The Equal Suffrage Society met in alternating women’s homes once every two weeks “for discussion and interchange of ideas.” Emily was elected president of the group. Its members “drafted a petition” on behalf of women’s suffrage. The petition contained sixty-two signatures of men and women, and was sent to their representative in Albany. But the legislature viewed the notion of women’s suffrage “as something absurdly ridiculous,” and took no action.

“In those early days,” Emily wrote, “a husband's supremacy was often enforced in the rural districts by corporeal chastisement, and it was considered by most people as quite right and proper. I remember in my own neighborhood a man who was a Methodist class-leader and exhorter, and one who was esteemed a worthy citizen, who, every few weeks, gave his wife a beating with his horsewhip. He said it was necessary, in order to keep her in subjection, and because she scolded so much.

“Now this wife, surrounded by six or seven little children, whom she must wash, dress, feed, and attend to day and night, was obliged to spin and weave cloth for all the garments of the family. She had to milk the cows, make butter and cheese, do all the cooking, washing, making, and mending for the family, and, with the pains of maternity forced upon her every eighteen months.

“All through the Anti-Slavery struggle, every word of denunciation of the wrongs of the Southern slave, was, I felt, equally applicable to the wrongs of my own sex. Every argument for the emancipation of the colored man, was equally one for that of woman; and I was surprised that all Abolitionists did not see the similarity in the condition of the two classes.

“I read, with intense interest, everything that indicated an awakening of public or private thought to the idea that woman did not occupy her rightful position in the organization of society, and, when I read the lectures of Ernestine Rose and the writings of Margaret Fuller, and found that other women entertained the same thoughts that had been seething in my own brain, and realized that I stood not alone, how my heart bounded with joy!”

Emily moved to Rochester, New York, in 1858, where she lived until 1869. While there, she wrote newspaper articles in support of the rights of women, and continued to petition the legislature.

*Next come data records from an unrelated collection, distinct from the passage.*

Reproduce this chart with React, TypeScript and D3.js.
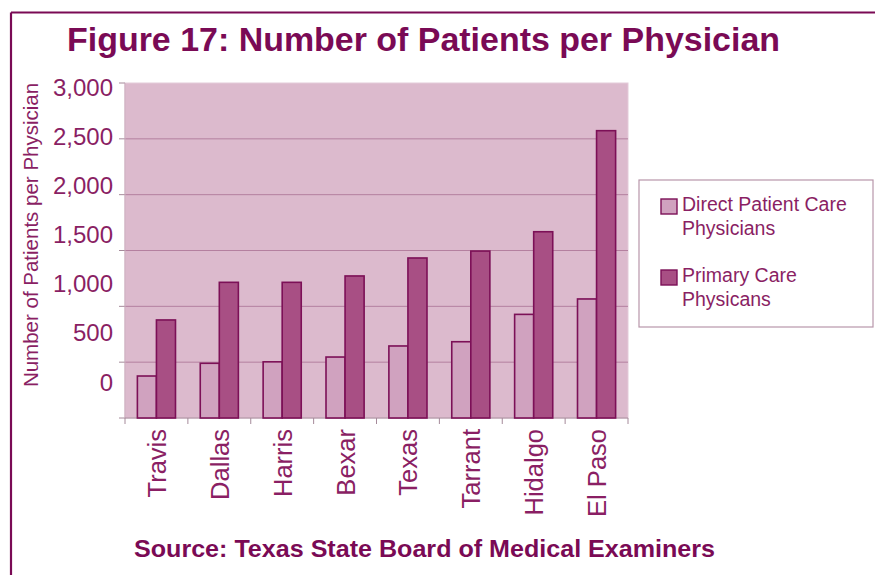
import React from "react";
import * as d3 from "d3";

const categories = ["Travis", "Dallas", "Harris", "Bexar", "Texas", "Tarrant", "Hidalgo", "El Paso"];
const directCare = [376, 490, 503, 546, 645, 683, 928, 1066];
const primaryCare = [878, 1215, 1215, 1272, 1433, 1495, 1668, 2573];
const seriesNames = ["Direct Patient Care|Physicians", "Primary Care|Physicans"];
const yTicks = [0, 500, 1000, 1500, 2000, 2500, 3000];

const W = 875;
const H = 575;
const plot = { left: 125, right: 628, top: 83, bottom: 418 };

const COL_TEXT = "#7a0a55";
const COL_LABEL = "#8a1f64";
const COL_BG = "#dcbacd";
const COL_GRID = "#b4809f";
const COL_LIGHT = "#d0a2bf";
const COL_DARK = "#a84f84";
const COL_STROKE = "#7c1057";

export default function App() {
  const x = d3.scaleBand<string>().domain(categories).range([plot.left, plot.right]).paddingInner(0).paddingOuter(0);
  const y = d3.scaleLinear().domain([0, 3000]).range([plot.bottom, plot.top]);
  // tick labels in the reference are drawn on their own (offset) spacing
  const yLabel = d3.scaleLinear().domain([0, 3000]).range([382, 87]);
  const inner = d3.scaleBand<number>().domain([0, 1]).range([0, x.bandwidth()]).paddingOuter(0.65).paddingInner(0);
  const series = [directCare, primaryCare];
  const fills = [COL_LIGHT, COL_DARK];
  const font = "Liberation Sans, Arial, Helvetica, sans-serif";

  return (
    <svg width={W} height={H} style={{ position: "absolute", left: 0, top: 0, background: "#fff" }} fontFamily={font}>
      <rect x={0} y={0} width={W} height={H} fill="#fff" />
      {/* frame: top and left edges */}
      <line x1={11} y1={12.5} x2={W} y2={12.5} stroke={COL_TEXT} strokeWidth={2.2} />
      <line x1={11} y1={12.5} x2={11} y2={H} stroke={COL_TEXT} strokeWidth={2.2} />

      <text x={67} y={51} fontSize={33} fontWeight="bold" fill={COL_TEXT} textLength={713} lengthAdjust="spacingAndGlyphs">
        Figure 17: Number of Patients per Physician
      </text>

      <rect x={plot.left} y={plot.top} width={plot.right - plot.left} height={plot.bottom - plot.top} fill={COL_BG} stroke="#e4cbd9" strokeWidth={1} />
      {yTicks.filter((t) => t > 0 && t < 3000).map((t) => (
        <line key={t} x1={plot.left} x2={plot.right} y1={y(t)} y2={y(t)} stroke={COL_GRID} strokeWidth={1} />
      ))}
      {/* y axis ticks */}
      {yTicks.map((t) => (
        <line key={"yt" + t} x1={plot.left - 6} x2={plot.left} y1={y(t)} y2={y(t)} stroke="#a58a9a" strokeWidth={1} />
      ))}
      <line x1={plot.left} x2={plot.left} y1={plot.top} y2={plot.bottom} stroke="#c9a9bb" strokeWidth={1} />
      {/* x axis */}
      <line x1={plot.left} x2={plot.right} y1={plot.bottom} y2={plot.bottom} stroke="#a58a9a" strokeWidth={1.2} />
      {categories.concat(["__end"]).map((c, i) => {
        const xx = i < categories.length ? (x(c) as number) : plot.right;
        return <line key={"xt" + i} x1={xx} x2={xx} y1={plot.bottom} y2={plot.bottom + 6} stroke="#a58a9a" strokeWidth={1} />;
      })}

      {/* bars */}
      {categories.map((c, i) => (
        <g key={c} transform={`translate(${x(c)},0)`}>
          {series.map((s, k) => (
            <rect
              key={k}
              x={inner(k)}
              y={y(s[i])}
              width={inner.bandwidth()}
              height={plot.bottom - y(s[i])}
              fill={fills[k]}
              stroke={COL_STROKE}
              strokeWidth={1.6}
            />
          ))}
        </g>
      ))}

      {/* y tick labels */}
      {yTicks.map((t) => (
        <text key={"yl" + t} x={113} y={yLabel(t)} dy="0.36em" textAnchor="end" fontSize={24} fill={COL_LABEL}>
          {d3.format(",")(t)}
        </text>
      ))}
      <text transform={`translate(38,235) rotate(-90)`} textAnchor="middle" fontSize={20.5} fill={COL_LABEL}>
        Number of Patients per Physician
      </text>

      {/* x labels */}
      {categories.map((c) => {
        const cx = (x(c) as number) + x.bandwidth() / 2 + 9.5;
        return (
          <text key={"xl" + c} transform={`translate(${cx},429) rotate(-90)`} textAnchor="end" fontSize={25.5} fill={COL_LABEL}>
            {c}
          </text>
        );
      })}

      {/* legend */}
      <rect x={639} y={180} width={234} height={147} fill="#fff" stroke="#b896aa" strokeWidth={1.2} />
      {seriesNames.map((n, k) => {
        const top = k === 0 ? 199 : 270;
        const lines = n.split("|");
        return (
          <g key={n}>
            <rect x={661} y={top} width={16} height={15} fill={fills[k]} stroke={COL_STROKE} strokeWidth={1.4} />
            {lines.map((l, j) => (
              <text key={j} x={682} y={top + 12 + j * 24} fontSize={19.5} fill={COL_LABEL}>
                {l}
              </text>
            ))}
          </g>
        );
      })}

      <text x={134} y={557} fontSize={24.5} fontWeight="bold" fill={COL_TEXT} textLength={581} lengthAdjust="spacingAndGlyphs">
        Source: Texas State Board of Medical Examiners
      </text>
    </svg>
  );
}
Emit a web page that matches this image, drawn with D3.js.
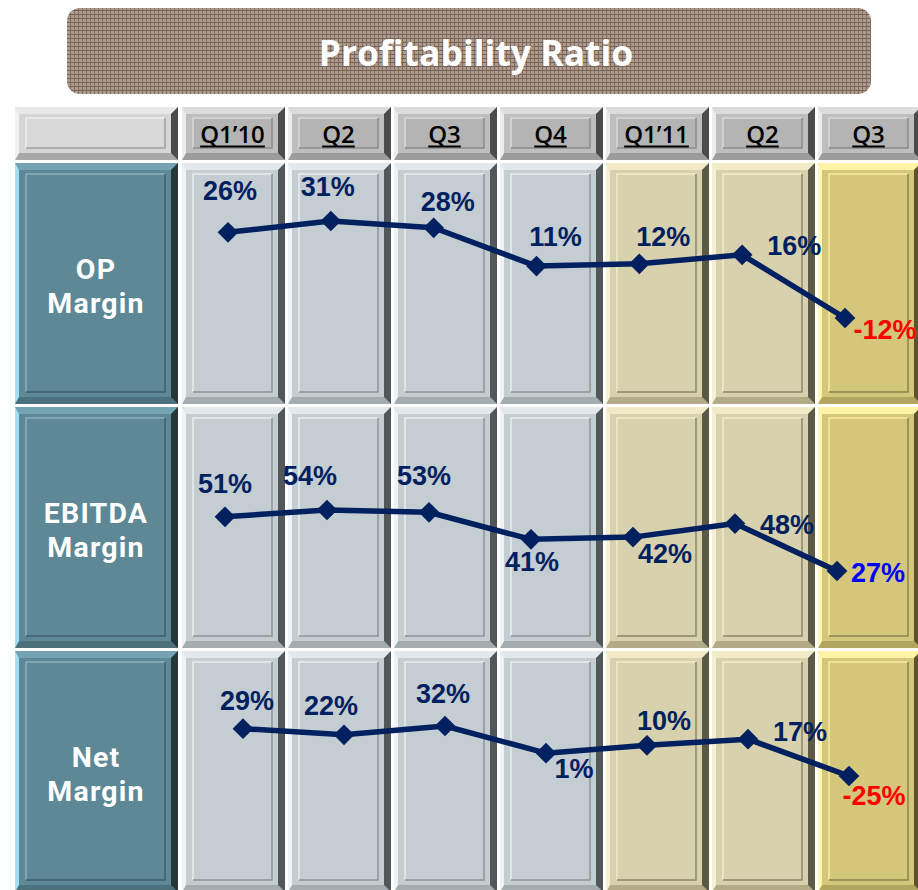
<!DOCTYPE html>
<html>
<head>
<meta charset="utf-8">
<script src="https://cdn.jsdelivr.net/npm/d3@7"></script>
<style>
  html, body { margin: 0; padding: 0; background: #fff; overflow: hidden; }
</style>
</head>
<body>
<div id="chart"></div>
<script>
// ---- data ----
var chartTitle = "Profitability Ratio";
var quarters = ["Q1’10", "Q2", "Q3", "Q4", "Q1’11", "Q2", "Q3"];
var quarterPeriod = ["y2010", "y2010", "y2010", "y2010", "y2011", "y2011", "latest"];
var metricLines = [["OP", "Margin"], ["EBITDA", "Margin"], ["Net", "Margin"]];
var opMargin = [26, 31, 28, 11, 12, 16, -12];
var ebitdaMargin = [51, 54, 53, 41, 42, 48, 27];
var netMargin = [29, 22, 32, 1, 10, 17, -25];
var series = [opMargin, ebitdaMargin, netMargin];

(function () {
  "use strict";

  var W = 918, H = 890;
  var NAVY = "#002060";

  // Each row holds its own little line chart; pixel spans per row.
  var rowPlot = [
    { x: [228, 845], y: [318, 221] },
    { x: [225, 837], y: [571, 510] },
    { x: [243, 849], y: [776, 726] }
  ];
  // label offset from its point: [dx to text centre, dy to baseline]
  var labelOffset = [
    [[2, -32], [-3, -25], [14, -17], [19, -20], [24, -18], [52, 0], [40, 21]],
    [[0, -24], [-17, -25], [-5, -27], [1, 32], [32, 26], [52, 10], [41, 11]],
    [[4, -19], [-13, -20], [-2, -23], [28, 25], [17, -15], [52, 2], [25, 29]]
  ];
  var lastLabelColor = ["#ff0000", "#0000ff", "#ff0000"];

  // Bevelled cell palettes.
  var PAL = {
    head:   { face: "#bebebe", top: "#dcdcdc", left: "#ececec", right: "#4b4b4b", bottom: "#9c9c9c", plate: "#b4b4b4", inLight: "#d9d9d9", inDark: "#8a8a8a" },
    corner: { face: "#d6d6d6", top: "#e8e8e8", left: "#f2f2f2", right: "#4b4b4b", bottom: "#a8a8a8", plate: "#d9d9d9", inLight: "#eeeeee", inDark: "#a0a0a0" },
    label:  { face: "#5e8895", top: "#74a4b3", left: "#9fe0f2", right: "#26373c", bottom: "#4c717c", plate: "#5e8895", inLight: "#8ab3bf", inDark: "#3f5f69" },
    y2010:  { face: "#c4cdd1", top: "#e3e9eb", left: "#eef3f5", right: "#52585a", bottom: "#a3acaf", plate: "#c4cdd1", inLight: "#e8eef0", inDark: "#8b9497" },
    y2011:  { face: "#d8d1ad", top: "#f1eac6", left: "#f6f0d2", right: "#5c5946", bottom: "#b3ab88", plate: "#d8d1ad", inLight: "#f2ebc8", inDark: "#8c876c" },
    latest: { face: "#d4c77b", top: "#fff3a6", left: "#fff8b4", right: "#5b532f", bottom: "#b1a560", plate: "#d4c77b", inLight: "#f8ec9e", inDark: "#8c8250" }
  };

  var svg = d3.select("#chart").append("svg")
    .attr("width", W).attr("height", H)
    .style("display", "block");

  // woven texture for title banner
  var defs = svg.append("defs");
  var pat = defs.append("pattern")
    .attr("id", "weave").attr("patternUnits", "userSpaceOnUse")
    .attr("width", 4).attr("height", 4);
  pat.append("rect").attr("width", 4).attr("height", 4).attr("fill", "#ad9b90");
  pat.append("rect").attr("x", 0).attr("y", 2).attr("width", 4).attr("height", 1).attr("fill", "#76604f");
  pat.append("rect").attr("x", 2).attr("y", 0).attr("width", 1).attr("height", 4).attr("fill", "#806a5d");

  svg.append("rect")
    .attr("x", 67).attr("y", 8).attr("width", 804).attr("height", 86)
    .attr("rx", 13).attr("ry", 13)
    .attr("fill", "url(#weave)");

  svg.append("text")
    .attr("x", 476).attr("y", 66)
    .attr("text-anchor", "middle")
    .attr("fill", "#ffffff")
    .style("font-family", "'Open Sans', 'Noto Sans', sans-serif")
    .style("font-weight", 700)
    .style("font-size", "35.5px")
    .text(chartTitle);

  // grid scales
  var col = d3.scaleBand().domain(d3.range(quarters.length))
    .range([182, 182 + quarters.length * 106 - 3]).paddingInner(3 / 106);
  var row = d3.scaleBand().domain(d3.range(series.length))
    .range([163, 163 + series.length * 244 - 3]).paddingInner(3 / 244);
  var labelX = 15, labelW = 163, headY = 107, headH = 53;

  function poly(g, pts, fill) {
    g.append("polygon").attr("points", pts.map(function (p) { return p.join(","); }).join(" ")).attr("fill", fill);
  }

  function bevel(g, x, y, w, h, p) {
    var L = 4, R = 7, T = 7, B = 7;
    g.append("rect").attr("x", x).attr("y", y).attr("width", w).attr("height", h).attr("fill", p.face);
    poly(g, [[x, y], [x + w, y], [x + w - R, y + T], [x + L, y + T]], p.top);
    poly(g, [[x, y + h], [x + w, y + h], [x + w - R, y + h - B], [x + L, y + h - B]], p.bottom);
    poly(g, [[x, y], [x + L, y + T], [x + L, y + h - B], [x, y + h]], p.left);
    poly(g, [[x + w, y], [x + w - R, y + T], [x + w - R, y + h - B], [x + w, y + h]], p.right);
    var ix = x + 11, iy = y + 11, ix2 = x + w - 13, iy2 = y + h - 12;
    g.append("rect").attr("x", ix).attr("y", iy).attr("width", ix2 - ix).attr("height", iy2 - iy).attr("fill", p.plate);
    g.append("path").attr("d", "M" + ix + "," + iy2 + "V" + iy + "H" + ix2)
      .attr("fill", "none").attr("stroke", p.inLight).attr("stroke-width", 1.5);
    g.append("path").attr("d", "M" + ix2 + "," + iy + "V" + iy2 + "H" + ix)
      .attr("fill", "none").attr("stroke", p.inDark).attr("stroke-width", 1.5);
  }

  var cells = svg.append("g").attr("class", "cells");

  // header row
  bevel(cells, labelX, headY, labelW, headH, PAL.corner);
  quarters.forEach(function (q, i) {
    bevel(cells, col(i), headY, col.bandwidth(), headH, PAL.head);
  });

  // body rows
  series.forEach(function (s, r) {
    bevel(cells, labelX, row(r), labelW, row.bandwidth(), PAL.label);
    quarters.forEach(function (q, i) {
      bevel(cells, col(i), row(r), col.bandwidth(), row.bandwidth(), PAL[quarterPeriod[i]]);
    });
  });

  // header labels (underlined)
  var heads = svg.append("g").attr("class", "heads");
  quarters.forEach(function (q, i) {
    var cx = col(i) + col.bandwidth() / 2 - 1;
    var t = heads.append("text")
      .attr("x", cx).attr("y", 143)
      .attr("text-anchor", "middle")
      .attr("fill", "#000")
      .style("font-family", "'Open Sans', 'Noto Sans', sans-serif")
      .style("font-weight", 600)
      .style("font-size", "24px")
      .text(q);
    var len = t.node().getComputedTextLength();
    heads.append("line")
      .attr("x1", cx - len / 2).attr("x2", cx + len / 2)
      .attr("y1", 146.5).attr("y2", 146.5)
      .attr("stroke", "#000").attr("stroke-width", 2);
  });

  // row labels: one text per line, compact font so the line boxes don't collide
  metricLines.forEach(function (lines, r) {
    var cy = row(r) + row.bandwidth() / 2;
    lines.forEach(function (ln, k) {
      svg.append("text")
        .attr("x", 96).attr("y", cy - 5 + k * 34)
        .attr("text-anchor", "middle")
        .attr("fill", "#ffffff")
        .style("font-family", "Roboto, 'Noto Sans', sans-serif")
        .style("font-weight", 700)
        .style("font-size", "28.5px")
        .style("letter-spacing", "1.2px")
        .text(ln);
    });
  });

  // line charts
  var diamond = d3.symbol().type(d3.symbolSquare).size(215);
  series.forEach(function (s, r) {
    var x = d3.scalePoint().domain(d3.range(s.length)).range(rowPlot[r].x);
    var y = d3.scaleLinear().domain(d3.extent(s)).range(rowPlot[r].y);
    var g = svg.append("g").attr("class", "series");

    g.append("path")
      .datum(s)
      .attr("fill", "none")
      .attr("stroke", NAVY)
      .attr("stroke-width", 5.5)
      .attr("stroke-linejoin", "round")
      .attr("d", d3.line().x(function (d, i) { return x(i); }).y(function (d) { return y(d); }));

    g.selectAll("path.pt")
      .data(s)
      .join("path")
      .attr("class", "pt")
      .attr("d", diamond)
      .attr("fill", NAVY)
      .attr("transform", function (d, i) { return "translate(" + x(i) + "," + y(d) + ") rotate(45)"; });

    g.selectAll("text")
      .data(s)
      .join("text")
      .attr("x", function (d, i) { return x(i) + labelOffset[r][i][0]; })
      .attr("y", function (d, i) { return y(d) + labelOffset[r][i][1]; })
      .attr("text-anchor", "middle")
      .attr("fill", function (d, i) { return i === s.length - 1 ? lastLabelColor[r] : NAVY; })
      .style("font-family", "'Liberation Sans', Arial, sans-serif")
      .style("font-weight", 700)
      .style("font-size", "27px")
      .text(function (d) { return d + "%"; });
  });
})();
</script>
</body>
</html>
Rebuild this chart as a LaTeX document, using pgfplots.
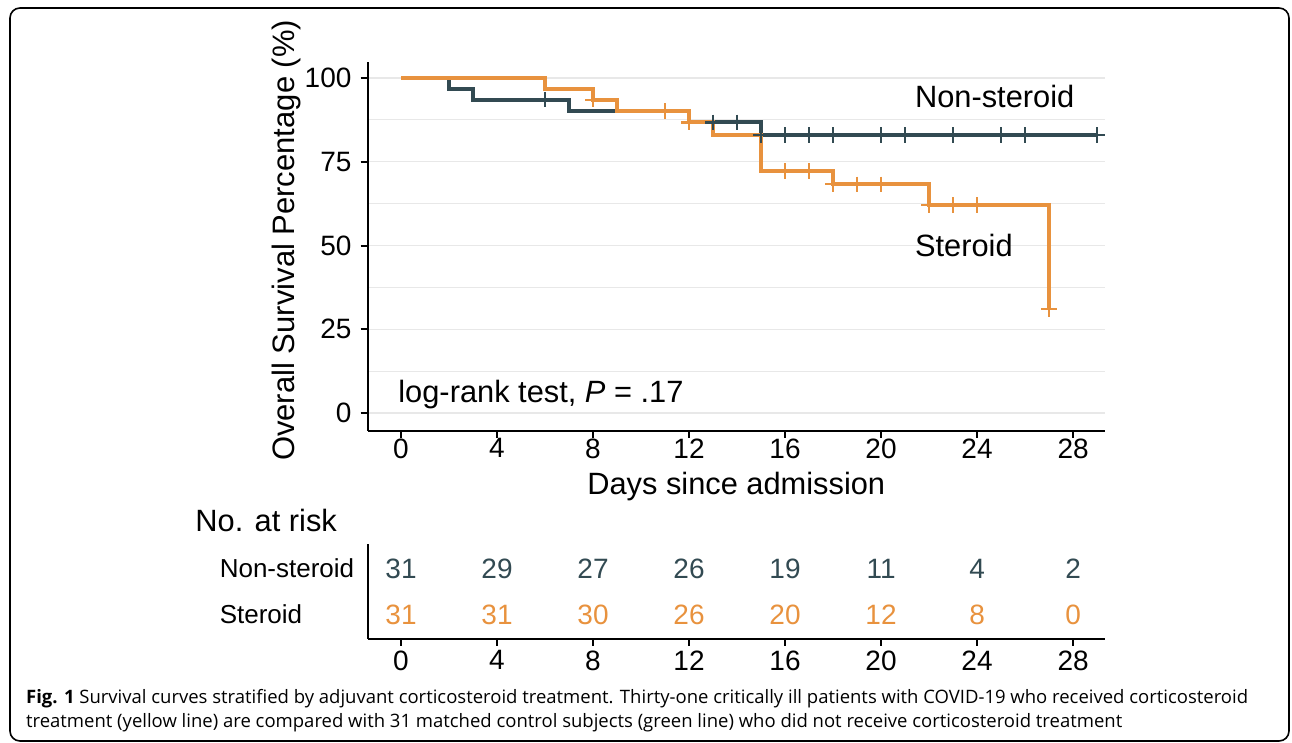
\documentclass[border=0pt]{standalone}
\usepackage{pgfplots}
\pgfplotsset{compat=1.18}
\usepackage{fontspec}
\setmainfont{Liberation Sans}
\newfontfamily\capfont{Open Sans}
\definecolor{nonst}{RGB}{50,74,82}
\definecolor{ster}{RGB}{232,146,62}
\definecolor{gridc}{RGB}{232,232,232}
\newlength\capw
\begin{document}
\settowidth\capw{\capfont\fontsize{10}{12}\selectfont\textbf{Fig. 1} Survival curves stratified by adjuvant corticosteroid treatment. Thirty-one critically ill patients with COVID-19 who received corticosteroid}%
\pgfmathsetmacro\capfs{10*611/\capw}%
\begin{tikzpicture}
\useasboundingbox (0,0) rectangle (646pt,-371.5pt);
\begin{scope}
\clip (0,0) rectangle (646pt,-371.5pt);
\draw[line width=0.8pt, black, rounded corners=5pt] (5pt,-4pt) rectangle (644.5pt,-370.5pt);
\end{scope}

\begin{axis}[
  at={(183.75pt,-215.25pt)}, anchor=south west,
  scale only axis, width=368.75pt, height=184.25pt,
  xmin=-1.396, xmax=29.33, ymin=-5.22, ymax=104.78,
  axis lines=left, axis line style={-, line width=1pt, black},
  xtick={0,4,...,28}, ytick={0,25,...,100},
  minor ytick={12.5,37.5,62.5,87.5},
  ymajorgrids, yminorgrids,
  grid style={gridc, line width=0.6pt}, minor grid style={gridc, line width=0.6pt},
  tick align=outside, major tick length=3.5pt, minor tick length=0pt,
  major tick style={black, line width=1pt},
  ticklabel style={font=\fontsize{14}{14}\selectfont},
  xticklabel style={yshift=3pt},
  yticklabel style={xshift=-1pt},
  /pgf/number format/assume math mode=true,
  xlabel={Days since admission}, ylabel={Overall Survival Percentage (\%)},
  label style={font=\fontsize{15.4}{15.4}\selectfont},
  xlabel style={at={(axis description cs:0.5,-0.152)}, anchor=center},
  ylabel style={font=\fontsize{15.5}{15.5}\selectfont, at={(axis description cs:-0.1105,0.516)}, anchor=center},
  clip=false,
]
\addplot[const plot, color=nonst, line width=2pt] coordinates {(0,100) (2,96.77) (3,93.55) (7,90.21) (12,86.74) (15,82.9) (29,82.9)};
\addplot[const plot, color=ster, line width=2pt] coordinates {(0,100) (6,96.77) (8,93.55) (9,90.21) (12,86.74) (13,83.12) (15,72.28) (18,68.26) (22,62.05) (27,31.03)};
\addplot[only marks, mark=+, mark size=3.9pt, color=nonst, mark options={line width=1.1pt}] coordinates {(6,93.55) (13,86.74) (14,86.74) (15,82.9) (16,82.9) (17,82.9) (18,82.9) (20,82.9) (21,82.9) (23,82.9) (25,82.9) (26,82.9) (29,82.9)};
\addplot[only marks, mark=+, mark size=3.9pt, color=ster, mark options={line width=1.1pt}] coordinates {(8,93.55) (11,90.21) (12,86.74) (16,72.28) (17,72.28) (18,68.26) (19,68.26) (20,68.26) (22,62.05) (23,62.05) (24,62.05) (27,31.03)};
\node[anchor=west, inner sep=0pt, font=\fontsize{15.4}{15.4}\selectfont] at (axis cs:21.4,94.4) {Non-steroid};
\node[anchor=west, inner sep=0pt, font=\fontsize{15.4}{15.4}\selectfont] at (axis cs:21.4,49.9) {Steroid};
\node[anchor=west, inner sep=0pt, font=\fontsize{15.4}{15.4}\selectfont] at (axis cs:-0.125,5.4) {log-rank test, \textit{P} = .17};
\end{axis}

\begin{axis}[
  at={(183.75pt,-319.25pt)}, anchor=south west,
  scale only axis, width=368.75pt, height=47pt,
  xmin=-1.396, xmax=29.33, ymin=0, ymax=94,
  axis lines=left, axis line style={-, line width=1pt, black},
  xtick={0,4,...,28}, ytick={24,70}, yticklabels={Steroid,Non-steroid},
  tick align=outside, major tick length=3.5pt,
  x tick style={black, line width=1pt}, y tick style={draw=none},
  xticklabel style={font=\fontsize{14}{14}\selectfont, yshift=1pt},
  yticklabel style={font=\fontsize{13}{13}\selectfont, text width=72pt, align=flush left, inner sep=0pt, anchor=east, xshift=1.85pt},
  /pgf/number format/assume math mode=true,
  clip=false,
]
\addplot[only marks, mark=none, nodes near coords, point meta=explicit symbolic,
  every node near coord/.style={anchor=center, font=\fontsize{14}{14}\selectfont, text=nonst}]
  table[meta=n] {
x y n
0 70 31
4 70 29
8 70 27
12 70 26
16 70 19
20 70 11
24 70 4
28 70 2
};
\addplot[only marks, mark=none, nodes near coords, point meta=explicit symbolic,
  every node near coord/.style={anchor=center, font=\fontsize{14}{14}\selectfont, text=ster}]
  table[meta=n] {
x y n
0 24 31
4 24 31
8 24 30
12 24 26
16 24 20
20 24 12
24 24 8
28 24 0
};
\end{axis}

\node[anchor=west, inner sep=0pt, font=\fontsize{15.4}{15.4}\selectfont] at (97.5pt,-260pt) {No. at risk};

\node[anchor=west, inner sep=0pt, font=\capfont\fontsize{\capfs}{\capfs}\selectfont] at (12.85pt,-349.5pt) {\textbf{Fig. 1} Survival curves stratified by adjuvant corticosteroid treatment. Thirty-one critically ill patients with COVID-19 who received corticosteroid};
\node[anchor=west, inner sep=0pt, font=\capfont\fontsize{\capfs}{\capfs}\selectfont] at (12.85pt,-361.5pt) {treatment (yellow line) are compared with 31 matched control subjects (green line) who did not receive corticosteroid treatment};
\end{tikzpicture}
\end{document}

As the nineteenth century progressed, women increasingly ventured out into the world, forging antebellum revivalism, female associations, and reform movements. By 1860, women were calling for equal rights for women as citizens, advocating economic independence for women, as well as the right to vote.

Then came the Civil War, which was a turning point in the women’s movement. Women began to operate outside of their “sphere.” They left the safety of their homes, donned uniforms and fought as Union and Confederate soldiers, nursed the ill and wounded in the North and the South, ran farms and plantations, gathered and reported intelligence to the armies.

Emily was 47 years old when the Civil War began. She worked as a volunteer nurse in Virginia. Two of her sons, one of whom was a surgeon, served during the Civil War.

In 1868, Emily attended a meeting of Rochester’s Female Moral Reform Association. This group was part of the nation’s “Magdelen Movement,” whose mission it was to reform women prostitutes. She proclaimed that “only by enfranchising women and permitting her a more free and lucrative range of employment” would it be possible to suppress this “social evil.”

In 1869, Emily and her family moved to Louisiana. There, her second husband died. Her suffrage activities continued. In 1879, when a Constitutional Convention met to create a new constitution for the State of Louisiana, she took part in the petition movement there for the expansion of women’s rights.

In the early 1880s, she moved to Hartford, Connecticut, where for many years she wrote for the Hartford Journal under the pen name of “Justitia.” In her columns, she supported human rights, especially women’s rights. She also wrote stories for Pacific Rural and other journals. In 1885, she and Frances Ellen Burr organized the Hartford Equal Rights Club.

In 1907, when Emily was 93 years old, her efforts to win women the right to vote were acknowledged by a telegram of appreciation from the Convention of the National American Woman Suffrage Association.

Emily died on April 14 1909, and was buried in Cedar Hill Cemetery in Hartford.